GAO, Mali — France’s defense minister reaffirmed Friday that his country will keep 1,000 of its troops in Mali to fight radical Islamist militants even after the arrival later this year of more than 12,000 United Nations peacekeepers.
In a visit to the volatile northeastern city of Gao, Defense Minister Jean-Yves Le Drian addressed reporters a day after the UN Security Council authorized the deployment of the peacekeeping force.
‘‘From now on we are in the postwar phase.

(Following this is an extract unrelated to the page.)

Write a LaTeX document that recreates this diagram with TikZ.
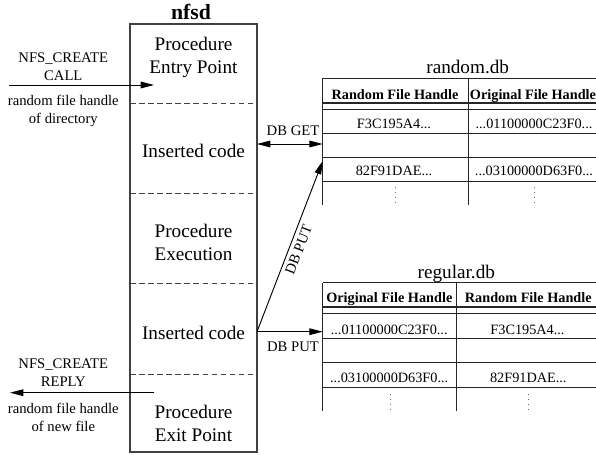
\documentclass[tikz,border=0pt]{standalone}
\usepackage{fontspec}
\setmainfont{Liberation Serif}
\usetikzlibrary{arrows.meta, positioning}

\begin{document}
\begin{tikzpicture}[
  x=0.75pt, y=-0.75pt,
  part/.style={font=\fontsize{14.4}{17.3}\selectfont, align=center, inner sep=0pt, anchor=north},
  msg/.style={font=\fontsize{11}{13.5}\selectfont, align=center, inner sep=0pt, anchor=north},
  dblabel/.style={font=\fontsize{11}{13}\selectfont, inner sep=0pt},
  dbname/.style={font=\fontsize{14.4}{17}\selectfont, inner sep=0pt, anchor=base},
  hdr/.style={font=\fontsize{10.7}{12}\selectfont\bfseries, inner sep=0pt, anchor=base},
  cell/.style={font=\fontsize{10.7}{12}\selectfont, inner sep=0pt, anchor=base},
  arr/.style={-{Triangle[length=10pt, width=5pt]}, black, line width=0.7pt},
  nfsdbox/.style={draw=black!75, line width=0.8pt},
  cut/.style={draw=black!75, line width=0.7pt, dash pattern=on 4.2pt off 2.6pt},
  tabline/.style={draw=black!85, line width=0.7pt},
  dbl/.style={draw=black!85, line width=1.4pt},
  dotcol/.style={draw=black!60, line width=0.8pt, dash pattern=on 0.8pt off 3pt}
]
\clip (0,0) rectangle (596,454);

% nfsd process
\node[font=\fontsize{16.3}{18}\selectfont\bfseries, inner sep=0pt, anchor=base] (nfsd) at (191,19) {nfsd};
\draw[nfsdbox] (130,24) rectangle (257,452);
\draw[cut] (130,103) -- (257,103);
\draw[cut] (130,193) -- (257,193);
\draw[cut] (130,283.5) -- (257,283.5);
\draw[cut] (130,374.5) -- (257,374.5);
\node[part] (entry) at (193.5,36.7) {Procedure\\Entry Point};
\node[part] (insget) at (193.5,144.3) {Inserted code};
\node[part] (exec) at (193.5,224) {Procedure\\Execution};
\node[part] (insput) at (193.5,326) {Inserted code};
\node[part] (exit) at (193.5,405) {Procedure\\Exit Point};

% request and reply
\coordinate (callin) at (9,85);
\coordinate (callend) at (154,85);
\coordinate (replyin) at (154,392.7);
\coordinate (replyend) at (10,392.7);
\node[msg] (callmsg) at (63.3,52.7) {NFS\_CREATE\\CALL};
\node[msg] (callarg) at (63.3,95) {random file handle\\of directory};
\node[msg] (replymsg) at (63.3,358.3) {NFS\_CREATE\\REPLY};
\node[msg] (replyarg) at (63.3,402.7) {random file handle\\of new file};
\draw[arr] (callin) -- (callend);
\draw[arr] (replyin) -- (replyend);

% random.db
\node[dbname] (randdb) at (467.7,73.3) {random.db};
\draw[tabline] (322.7,78.3) -- (600,78.3);
\draw[dbl] (322.7,102.7) -- (600,102.7);
\foreach \y in {109,133.3,157.3,181.7}
  \draw[tabline] (322.7,\y) -- (600,\y);
\draw[tabline] (322.7,78.3) -- (322.7,205) (468.3,78.3) -- (468.3,205);
\node[hdr] (randkey) at (395,99.3) {Random File Handle};
\node[hdr] (randval) at (533,99.3) {Original File Handle};
\node[cell] (randa) at (394,128.3) {F3C195A4...};
\node[cell] (randb) at (534,128.3) {...01100000C23F0...};
\node[cell] (randc) at (394,175.5) {82F91DAE...};
\node[cell] (randd) at (534,175.5) {...03100000D63F0...};
\draw[dotcol] (395.7,187) -- (395.7,205) (534.3,187) -- (534.3,205);

% regular.db
\node[dbname] (regdb) at (456.3,278.3) {regular.db};
\draw[tabline] (322.7,282.7) -- (600,282.7);
\draw[dbl] (322.7,307.3) -- (600,307.3);
\foreach \y in {313.3,338.3,362.7,387.3}
  \draw[tabline] (322.7,\y) -- (600,\y);
\draw[tabline] (322.7,282.7) -- (322.7,410.7) (456,282.7) -- (456,410.7);
\node[hdr] (regkey) at (389.3,302) {Original File Handle};
\node[hdr] (regval) at (528.3,302) {Random File Handle};
\node[cell] (rega) at (389.2,334) {...01100000C23F0...};
\node[cell] (regb) at (527.5,334) {F3C195A4...};
\node[cell] (regc) at (389.2,382.7) {...03100000D63F0...};
\node[cell] (regd) at (528.3,382.7) {82F91DAE...};
\draw[dotcol] (390.7,394) -- (390.7,410.7) (528.3,394) -- (528.3,410.7);

% database accesses
\coordinate (getfrom) at (257,144);
\coordinate (getto) at (322.7,144);
\coordinate (putfrom) at (257,331.7);
\coordinate (putrand) at (322.7,161);
\coordinate (putreg) at (322.7,331.7);
\draw[arr, {Triangle[length=10pt, width=5pt]}-{Triangle[length=10pt, width=5pt]}] (getfrom) -- (getto);
\node[dblabel, anchor=base] (getlbl) at (293,135) {DB GET};
\draw[arr] (putfrom) -- (putrand) node[dblabel, midway, sloped, below=3pt] (putlbla) {DB PUT};
\draw[arr] (putfrom) -- (putreg);
\node[dblabel, anchor=base] (putlblb) at (293,351.5) {DB PUT};
\end{tikzpicture}
\end{document}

The UN resolution adopted yesterday will allow for the arrival of a force to stabilize the country,’’ he told reporters. ‘‘But France will keep about 1,000 soldiers to carry on with military operations.’’

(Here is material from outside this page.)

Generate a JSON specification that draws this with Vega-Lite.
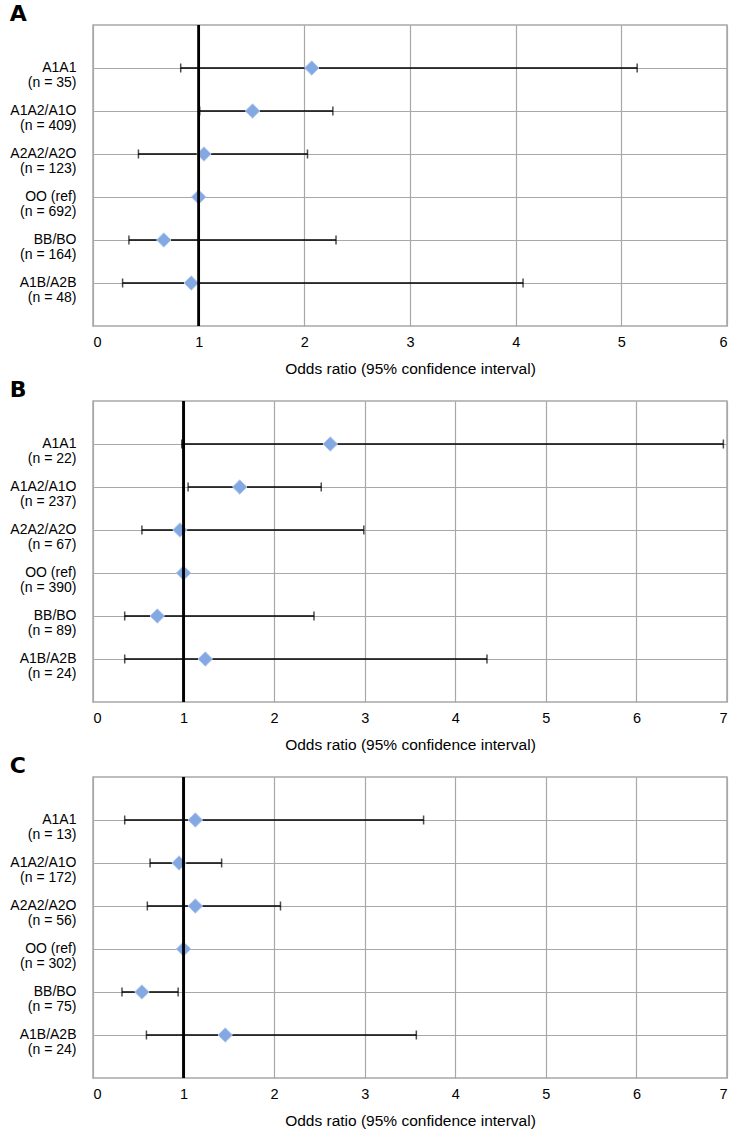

Some Malians are questioning how successful the United Nations peacekeeping mission to their country will be given its limited mandate and the volatile mix of armed groups across the north.
The UN force is tasked with helping to restore peace after a French-led military operation was launched in January to dislodge radical Islamist fighters who had seized control of the country’s vast north.
However, the UN peacekeepers will not be authorized to launch offensive military operations or chase terrorists in the desert, which French forces will continue to do, although France is aiming to downscale its presence in its former colony by year’s end.
Daouda Sangare, an entrepreneur in Bamako, questioned how much the peacekeepers would do to protect civilians because of their limited mandate.
Other UN peacekeepers in Africa have been accused of failing to protect local populations from attack, he said.